THE GWICH’IN AND IÑUPIAT PEOPLES OF THE ARCTIC
The Gwich’in creation story tells that long ago, the Gwich’in and the caribou were one. As they separated into two beings, they became relatives and made an agreement. The land would sustain the caribou and the caribou would sustain the people. They would each keep a piece of the other’s heart within themselves. In that way their lives and well-being would be forever connected.

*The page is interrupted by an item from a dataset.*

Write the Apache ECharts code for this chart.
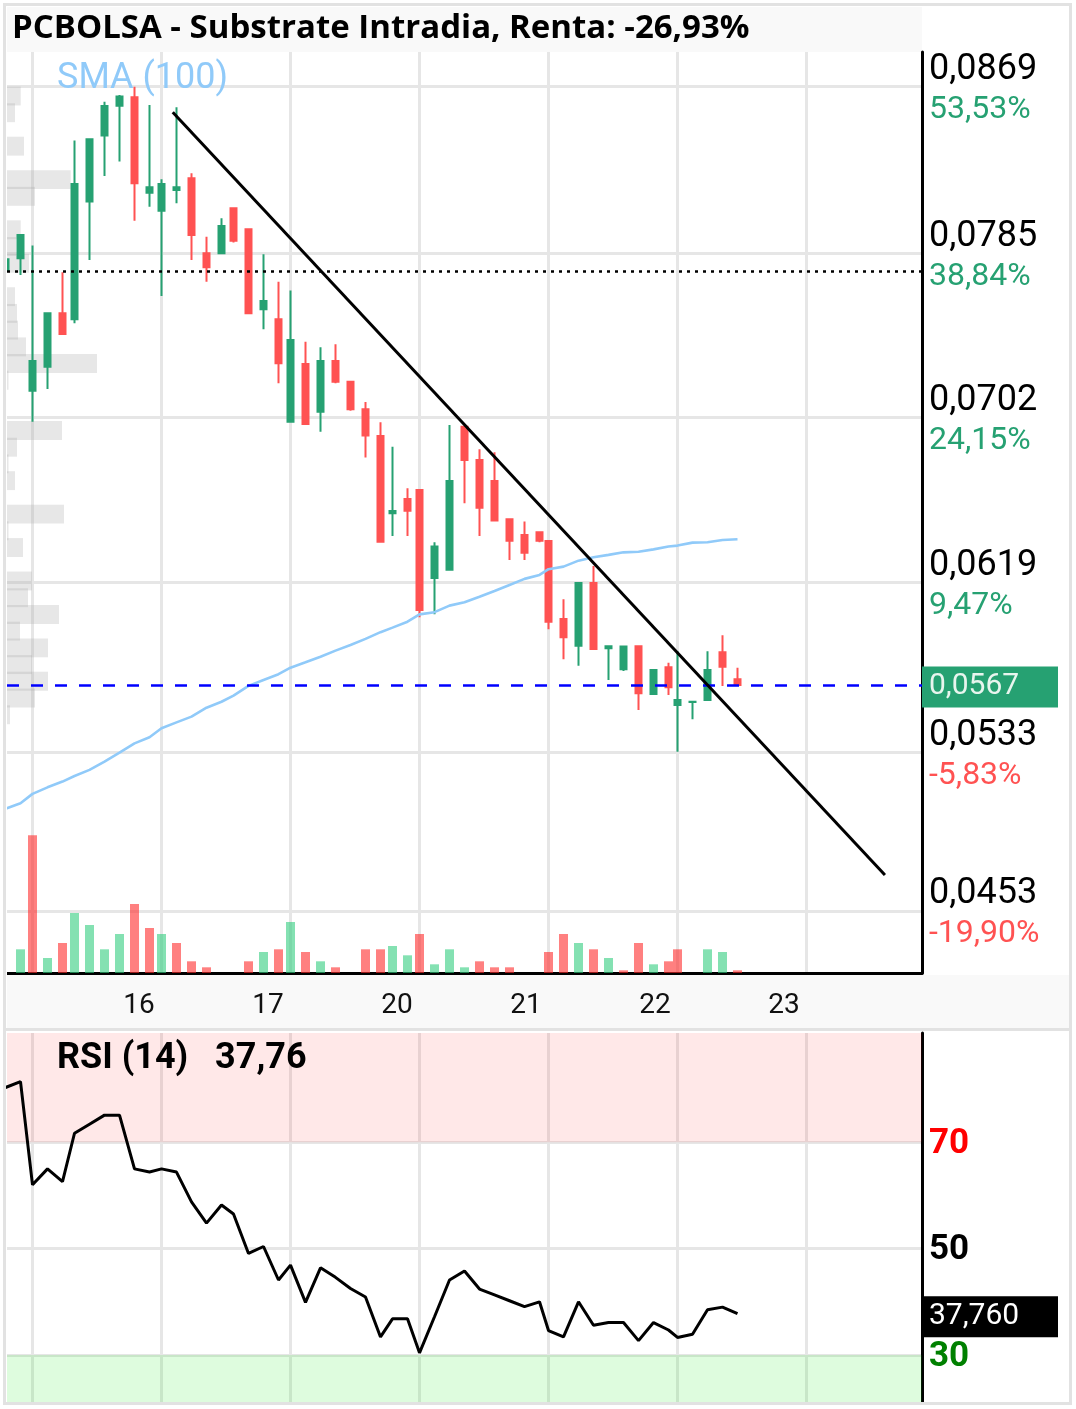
<!DOCTYPE html>
<html><head><meta charset="utf-8">
<script src="https://cdn.jsdelivr.net/npm/echarts@6/dist/echarts.min.js"></script>
<style>html,body{margin:0;padding:0;background:#fff}#c{width:1076px;height:1409px}</style>
</head><body><div id="c"></div>
<script>
// ---------- DATA ----------
const SESSION = 8.6; // compressed trading-day length (hours, 9:00 -> ~17:36)
const dayLabels = ['15', '16', '17', '20', '21', '22', '23'];
// session index of each hourly candle (-1 = session before the 15th)
const candleSession = [-1, -1,
  0, 0, 0, 0, 0, 0, 0, 0, 0,
  1, 1, 1, 1, 1, 1, 1, 1, 1,
  2, 2, 2, 2, 2, 2, 2, 2, 2,
  3, 3, 3, 3, 3, 3, 3, 3, 3,
  4, 4, 4, 4, 4, 4, 4, 4, 4,
  5, 5, 5, 5, 5];
// hours since session open of each candle
const candleHour = [6.8, 7.8,
  0, 1, 2, 2.8, 3.8, 4.8, 5.8, 6.8, 7.8,
  0, 1, 2, 3, 4, 4.8, 5.8, 6.8, 7.8,
  0, 1, 2, 3, 4, 5, 6, 6.8, 7.8,
  0, 1, 2, 3, 4, 5, 6, 7, 8,
  0, 1, 2, 3, 4, 5, 6, 7, 8,
  0, 1, 2, 3, 4];
const opens = [0.07761, 0.07824,
  0.07156, 0.07277, 0.07546, 0.07516, 0.08110, 0.08443, 0.08594, 0.08637, 0.08155,
  0.08064, 0.08169, 0.08228, 0.07849, 0.07849, 0.08076, 0.07970, 0.07567, 0.07516,
  0.06999, 0.07291, 0.07050, 0.07306, 0.07201, 0.07062, 0.06927, 0.06537, 0.06609,
  0.06655, 0.06211, 0.06252, 0.06974, 0.06806, 0.06700, 0.06507, 0.06428, 0.06441,
  0.06397, 0.06004, 0.05869, 0.06185, 0.05856, 0.05750, 0.05866, 0.05625, 0.05760,
  0.05570, 0.05585, 0.05595, 0.05836, 0.05699];
const highs = [0.07819, 0.07942,
  0.07888, 0.07546, 0.07753, 0.08418, 0.08425, 0.08614, 0.08648, 0.08690, 0.08598,
  0.08223, 0.08586, 0.08253, 0.07933, 0.08026, 0.08076, 0.07970, 0.07844, 0.07706,
  0.07661, 0.07403, 0.07375, 0.07390, 0.07201, 0.07099, 0.06996, 0.06873, 0.06663,
  0.06655, 0.06391, 0.06983, 0.06974, 0.06860, 0.06845, 0.06512, 0.06495, 0.06441,
  0.06397, 0.06103, 0.06185, 0.06271, 0.05866, 0.05866, 0.05866, 0.05746, 0.05783,
  0.05841, 0.05586, 0.05841, 0.05921, 0.05758];
const lows = [0.07761, 0.07740,
  0.06999, 0.07164, 0.07437, 0.07496, 0.07815, 0.08239, 0.08312, 0.08014, 0.08084,
  0.07634, 0.08102, 0.07815, 0.07706, 0.07844, 0.07903, 0.07541, 0.07466, 0.07193,
  0.06998, 0.06983, 0.06949, 0.07193, 0.07055, 0.06818, 0.06389, 0.06423, 0.06423,
  0.06012, 0.06027, 0.06252, 0.06588, 0.06423, 0.06495, 0.06301, 0.06301, 0.06391,
  0.05952, 0.05800, 0.05768, 0.05847, 0.05696, 0.05741, 0.05544, 0.05620, 0.05620,
  0.05334, 0.05498, 0.05590, 0.05666, 0.05666];
const closes = [0.07819, 0.07942,
  0.07306, 0.07546, 0.07442, 0.08199, 0.08425, 0.08593, 0.08640, 0.08203, 0.08182,
  0.08199, 0.08182, 0.07942, 0.07779, 0.07987, 0.07913, 0.07546, 0.07609, 0.07294,
  0.07412, 0.06988, 0.07306, 0.07201, 0.07062, 0.06929, 0.06394, 0.06549, 0.06550,
  0.06049, 0.06369, 0.06700, 0.06806, 0.06565, 0.06500, 0.06399, 0.06338, 0.06399,
  0.05990, 0.05911, 0.06185, 0.05852, 0.05866, 0.05865, 0.05629, 0.05746, 0.05659,
  0.05595, 0.05586, 0.05746, 0.05763, 0.05671];
// volume (thousand shares); null = no trades
const volumes = [null, 237,
  1377, 150, 300, 600, 480, 237, 390, 690, 450,
  390, 300, 117, 57, null, null, 117, 210, 237,
  510, 210, 117, 57, null, 237, 237, 270, 177,
  390, 87, 237, 57, 117, 57, 57, null, null,
  210, 390, 300, 237, 150, 27, 300, 87, 117,
  237, null, 237, 210, 27];
const sma100 = [0.05046, 0.05074,
  0.05121, 0.05154, 0.05183, 0.05211, 0.05242, 0.05284, 0.05329, 0.05376, 0.05407,
  0.05452, 0.05482, 0.05511, 0.05556, 0.05586, 0.05617, 0.05666, 0.05696, 0.05725,
  0.05758, 0.05785, 0.05813, 0.05844, 0.05872, 0.05903, 0.05937, 0.05960, 0.05990,
  0.06027, 0.06038, 0.06071, 0.06088, 0.06116, 0.06145, 0.06175, 0.06206, 0.06226,
  0.06255, 0.06268, 0.06298, 0.06315, 0.06327, 0.06340, 0.06343, 0.06355, 0.06369,
  0.06374, 0.06389, 0.06391, 0.06402, 0.06406];
const rsi14 = [80.3, 81.4,
  62.0, 65.0, 62.6, 71.7, 73.4, 75.1, 75.1, 65.0, 64.4,
  65.0, 64.4, 58.8, 54.8, 58.2, 56.5, 49.1, 50.4, 44.1,
  46.9, 39.9, 46.4, 44.6, 42.5, 40.9, 33.4, 36.8, 36.8,
  30.4, 37.2, 44.1, 45.8, 42.4, 41.3, 40.2, 39.1, 40.0,
  34.6, 33.4, 40.0, 35.6, 36.1, 36.1, 32.7, 36.1, 34.7,
  33.3, 33.9, 38.5, 39.0, 37.76];
const priceTicks = [0.0869, 0.0785, 0.0702, 0.0619, 0.0533, 0.0453];
const pctLabels = ['53,53%', '38,84%', '24,15%', '9,47%', '-5,83%', '-19,90%'];
const rsiTicks = [70, 50, 30];
const refPrice = 0.0776;            // start-of-period price (dotted line)
const trendLine = [[9.35, 0.08561], [56.83, 0.04712]];
// volume-at-price profile (thousand shares per price bin, top bin first)
const PROFILE_TOP = 0.08643, PROFILE_STEP = 0.000844;
const profileVolumes = [137, 80, 0, 170, 0, 637, 280, 0, 137, 90, 220, 0, 80, 100, 110, 190, 900, 15, 0, 0,
  550, 100, 15, 80, 0, 570, 15, 160, 0, 250, 210, 520, 130, 410, 250, 410, 280, 30];
const titleText = 'PCBOLSA - Substrate Intradia, Renta: -26,93%';

// ---------- CHART ----------
const X_MIN = -1.7, X_MAX = 59.3;
const P_MIN = 0.04217, P_MAX = 0.08865;
const R_MIN = 21.16, R_MAX = 90.55;
const VOL_MAX = 9210, PROF_MAX = 9150;
const GREEN = '#26a172', RED = '#ff5252';
const GRID_C = '#e6e6e6';

const xs = candleHour.map((h, i) => candleSession[i] * SESSION + h);
const dayStarts = dayLabels.map((d, i) => i * SESSION);
const labelPos = dayStarts.slice(1).map(v => v - 1.5);
const n = closes.length;
const lastClose = closes[n - 1];
const lastRsi = rsi14[n - 1];
const comma = (v, d) => v.toFixed(d).replace('.', ',');

const candleData = xs.map((x, i) => [x, opens[i], closes[i], lows[i], highs[i]]);
const volData = [];
xs.forEach((x, i) => {
  if (volumes[i] == null) return;
  const up = i === 0 ? true : closes[i] >= closes[i - 1];
  volData.push({ value: [x, volumes[i]], itemStyle: { color: up ? 'rgba(50,205,127,0.6)' : 'rgba(255,43,43,0.6)' } });
});
const profData = profileVolumes.map((v, k) => [v, PROFILE_TOP - k * PROFILE_STEP]).filter(d => d[0] > 0);

const chart = echarts.init(document.getElementById('c'), null, { renderer: 'canvas' });
chart.setOption({
  animation: false,
  backgroundColor: '#fff',
  textStyle: { fontFamily: 'Roboto' },
  title: [
    { text: titleText, left: 7, top: 7, textStyle: { fontFamily: 'Open Sans', fontWeight: 'bold', fontSize: 33, color: '#000' } },
    { text: 'SMA (100)', left: 52, top: 56, textStyle: { fontFamily: 'Roboto', fontWeight: 'normal', fontSize: 36, color: '#90caf9' } },
    { text: 'RSI (14)   ' + comma(lastRsi, 2), left: 52, top: 1036, textStyle: { fontFamily: 'Roboto', fontWeight: 'bold', fontSize: 36, color: '#000' } }
  ],
  graphic: [
    { type: 'rect', z: -10, shape: { x: 7, y: 7, width: 915, height: 45 }, style: { fill: '#f9f9f9' } },
    { type: 'rect', z: -10, shape: { x: 7, y: 975, width: 1062, height: 53 }, style: { fill: '#f9f9f9' } },
    { type: 'rect', z: 40, shape: { x: 0, y: 50, width: 7, height: 925 }, style: { fill: '#fff' } },
    { type: 'line', z: 50, shape: { x1: 4, y1: 1029.5, x2: 1071, y2: 1029.5 }, style: { stroke: '#e2e2e2', lineWidth: 3 } },
    { type: 'rect', z: 50, shape: { x: 4.5, y: 4.5, width: 1066, height: 1399 }, style: { fill: 'none', stroke: '#e2e2e2', lineWidth: 3 } }
  ],
  grid: [
    { left: 7, right: 154, top: 52, height: 921 },
    { left: 7, right: 154, top: 1033, height: 369 }
  ],
  xAxis: [
    { type: 'value', gridIndex: 0, min: X_MIN, max: X_MAX,
      axisLine: { show: true, onZero: false, lineStyle: { color: '#000', width: 3 } },
      axisTick: { show: false, customValues: dayStarts },
      splitLine: { show: true, lineStyle: { color: GRID_C, width: 3 } },
      axisLabel: { customValues: labelPos, formatter: v => dayLabels[Math.round((v + 1.5) / SESSION)], fontSize: 28, color: '#111', margin: 19 } },
    { type: 'value', gridIndex: 0, min: 0, max: PROF_MAX, show: false },
    { type: 'value', gridIndex: 1, min: X_MIN, max: X_MAX,
      axisLine: { show: false, onZero: false }, axisLabel: { show: false },
      axisTick: { show: false, customValues: dayStarts },
      splitLine: { show: true, lineStyle: { color: GRID_C, width: 3 } } }
  ],
  yAxis: [
    { type: 'value', gridIndex: 0, position: 'right', min: P_MIN, max: P_MAX,
      axisLine: { show: true, onZero: false, lineStyle: { color: '#000', width: 3 } },
      axisTick: { show: false, customValues: priceTicks },
      splitLine: { show: true, lineStyle: { color: GRID_C, width: 3 } },
      axisLabel: { customValues: priceTicks, margin: 7, padding: [7, 0, 0, 0],
        formatter: v => {
          let i = 0, best = 1;
          priceTicks.forEach((t, k) => { if (Math.abs(t - v) < best) { best = Math.abs(t - v); i = k; } });
          const neg = pctLabels[i].charAt(0) === '-';
          return '{p|' + comma(priceTicks[i], 4) + '}\n{' + (neg ? 'n' : 'g') + '|' + pctLabels[i] + '}';
        },
        rich: {
          p: { fontSize: 36, color: '#000', lineHeight: 40, fontFamily: 'Roboto' },
          g: { fontSize: 32, color: GREEN, lineHeight: 40, fontFamily: 'Roboto' },
          n: { fontSize: 32, color: RED, lineHeight: 40, fontFamily: 'Roboto' }
        } } },
    { type: 'value', gridIndex: 0, min: 0, max: VOL_MAX, show: false },
    { type: 'value', gridIndex: 1, position: 'right', min: R_MIN, max: R_MAX,
      axisLine: { show: true, onZero: false, lineStyle: { color: '#000', width: 3 } },
      axisTick: { show: false, customValues: rsiTicks },
      splitLine: { show: true, lineStyle: { color: GRID_C, width: 3 } },
      axisLabel: { customValues: rsiTicks, margin: 7, fontSize: 35, fontWeight: 'bold', padding: [4, 0, 0, 0],
        formatter: v => '{' + (v > 60 ? 'r' : v < 40 ? 'g' : 'k') + '|' + Math.round(v) + '}',
        rich: {
          r: { fontSize: 35, fontWeight: 'bold', color: '#ff0000' },
          k: { fontSize: 35, fontWeight: 'bold', color: '#000' },
          g: { fontSize: 35, fontWeight: 'bold', color: '#008000' }
        } } }
  ],
  series: [
    { type: 'custom', name: 'profile', xAxisIndex: 1, yAxisIndex: 0, z: 1, silent: true,
      data: profData,
      renderItem: (params, api) => {
        const v = api.value(0), c = api.value(1);
        const p0 = api.coord([0, c + PROFILE_STEP * 0.565]);
        const p1 = api.coord([v, c - PROFILE_STEP * 0.565]);
        return { type: 'rect', shape: { x: p0[0], y: p0[1], width: p1[0] - p0[0], height: p1[1] - p0[1] },
          style: { fill: 'rgba(170,170,170,0.28)' } };
      } },
    { type: 'bar', name: 'volume', xAxisIndex: 0, yAxisIndex: 1, barWidth: 9, data: volData, z: 2 },
    { type: 'candlestick', name: 'price', xAxisIndex: 0, yAxisIndex: 0, barWidth: 7, z: 3,
      data: candleData,
      itemStyle: { color: GREEN, color0: RED, borderColor: GREEN, borderColor0: RED, borderWidth: 2 },
      markLine: { silent: true, symbol: ['none', 'none'], animation: false, precision: 6,
        data: [
          { yAxis: refPrice, lineStyle: { type: [3, 5], color: '#000', width: 2.5 }, label: { show: false } },
          { yAxis: lastClose, lineStyle: { type: [12, 12], color: '#0000ff', width: 2.5 },
            label: { show: true, position: 'end', distance: 0, formatter: comma(lastClose, 4),
              backgroundColor: GREEN, color: '#e8f5ee', fontSize: 30, fontFamily: 'Roboto',
              padding: [6, 8, 5, 7], width: 121, offset: [0, 2] } }
        ] } },
    { type: 'line', name: 'SMA (100)', xAxisIndex: 0, yAxisIndex: 0, z: 4, showSymbol: false, silent: true,
      data: xs.map((x, i) => [x, sma100[i]]), lineStyle: { color: '#90caf9', width: 2.6 } },
    { type: 'line', name: 'trend', xAxisIndex: 0, yAxisIndex: 0, z: 5, showSymbol: false, silent: true,
      data: trendLine, lineStyle: { color: '#000', width: 3 } },
    { type: 'line', name: 'RSI', xAxisIndex: 2, yAxisIndex: 2, z: 4, showSymbol: false, silent: true,
      data: xs.map((x, i) => [x, rsi14[i]]), lineStyle: { color: '#000', width: 3 },
      markArea: { silent: true, data: [
        [{ yAxis: 70, itemStyle: { color: 'rgba(255,0,0,0.09)' } }, { yAxis: R_MAX }],
        [{ yAxis: R_MIN, itemStyle: { color: 'rgba(0,230,0,0.13)' } }, { yAxis: 30 }]
      ] },
      markLine: { silent: true, symbol: ['none', 'none'], precision: 6,
        data: [{ yAxis: lastRsi, lineStyle: { color: 'rgba(0,0,0,0)', width: 0 },
          label: { show: true, position: 'end', distance: 0, formatter: comma(lastRsi, 3),
            backgroundColor: '#000', color: '#fff', fontSize: 30, fontFamily: 'Roboto',
            padding: [6, 8, 5, 7], width: 121, offset: [0, 3] } }] } }
  ]
});
</script></body></html>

Today, the Gwich’n live in 15 villages in northeast Alaska and northwest Canada. They have relied on the Porcupine Caribou Herd for their clothing and food for generations. The herd is also the source of their spiritual connection to the land. As the caribou give birth to their calves on the coastal plain of the Arctic Refuge, the Gwich’in call it Iizhik Gwats'an Gwandaii Goodlit, “The Sacred Place Where Life Begins."
The Iñupiat people rely on the bounty of the sea instead of caribou. Their most important resource is the bowhead whale. When a whale is killed, the entire Iñupiat community gathers to harvest and divide the meat. Whale hunting is central to Iñupiat culture today, as it has been for countless generations.
Today’s Arctic peoples are important members of global society. The survival of Arctic cultures and communities remains tied to the wildlife and landscape of the Arctic Refuge. Drilling and climate change threaten the future of these vibrant communities and the environment they rely on.